When a Credit Card Debt Collector Calls, You Do Not Have to Answer

Telephone calls have no legal weight since there is no record of what was said on a call. Knowing this, credit card debt collectors will say threatening things on the phone and get away with telling their lies. That is why consumer debt collectors choose to use the phone over mail. Debt collectors lose their power when communications are reduced to writing.

What matters in court are the written communications, or the lack of them, between a consumer and a credit card debt collector. Mail sent certified return receipt requested further helps the consumer put the debt collector on the defensive.

Over the telephone credit card debt collectors lie a great deal. These are some of those lies:

1. They scare you by claiming that a lawsuit has been filed against you in your local court and that a complaint is on its way.

2. They advise you to make an affordable token payment because they know that if you do this then you are documenting admission to the debt.

3. Debt collectors will threaten to have you arrested. No one can be arrested for a civil matter.

4. They will tell you may have your wages reduced to pay your debt, and you will get a negative listing on your credit report.

5. They threaten to have your bank account seized.

The Fair Debt Collection Practices Act is violated by each of these threats.

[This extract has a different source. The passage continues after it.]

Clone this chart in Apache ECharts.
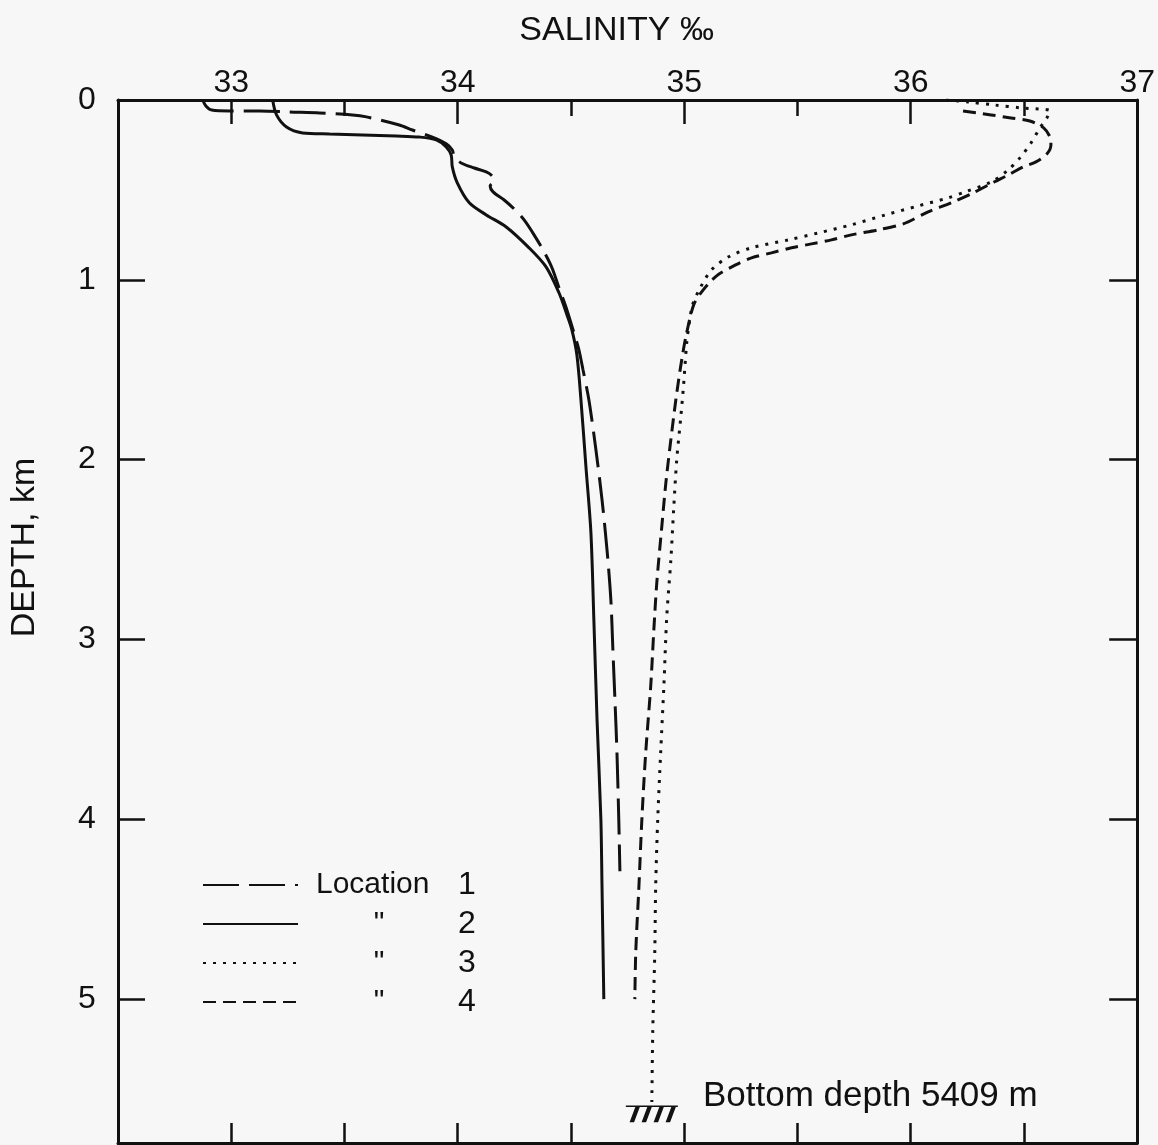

These threats are attempts to get you to confirm that the debt is yours. The credit card debt collector wants to confirm the credit card number in question and get other personal information. They want to know your Social Security number, the phone number of your work place and even information about your bank account. The Credit Card Debt Survival Guide says that you should react by disputing the debt and denying it over the phone to the credit card debt collector. Remember that the person on the other end of the line unknown to you. Tell them you do not share personal information over the phone with people unknown to you and then hang up.

If you end up taking a call from a credit card debt collector, you should only stay on long enough to find out what debt they are telephoning about. Before hanging up, advise them that you need written notice of this debt and that you will not talk about it over the phone.

You should be aware that as a consumer the Fair Debt Collection Practices Act gives you the right to write to the debt collector to instruct them to stop telephoning you. If they continue, they are breaking the law and are liable to a $1000 penalty for each call made. Consumers are advised to log each phone call to interest a specialist consumer rights attorney in suing the debt collector on a contingency fee basis.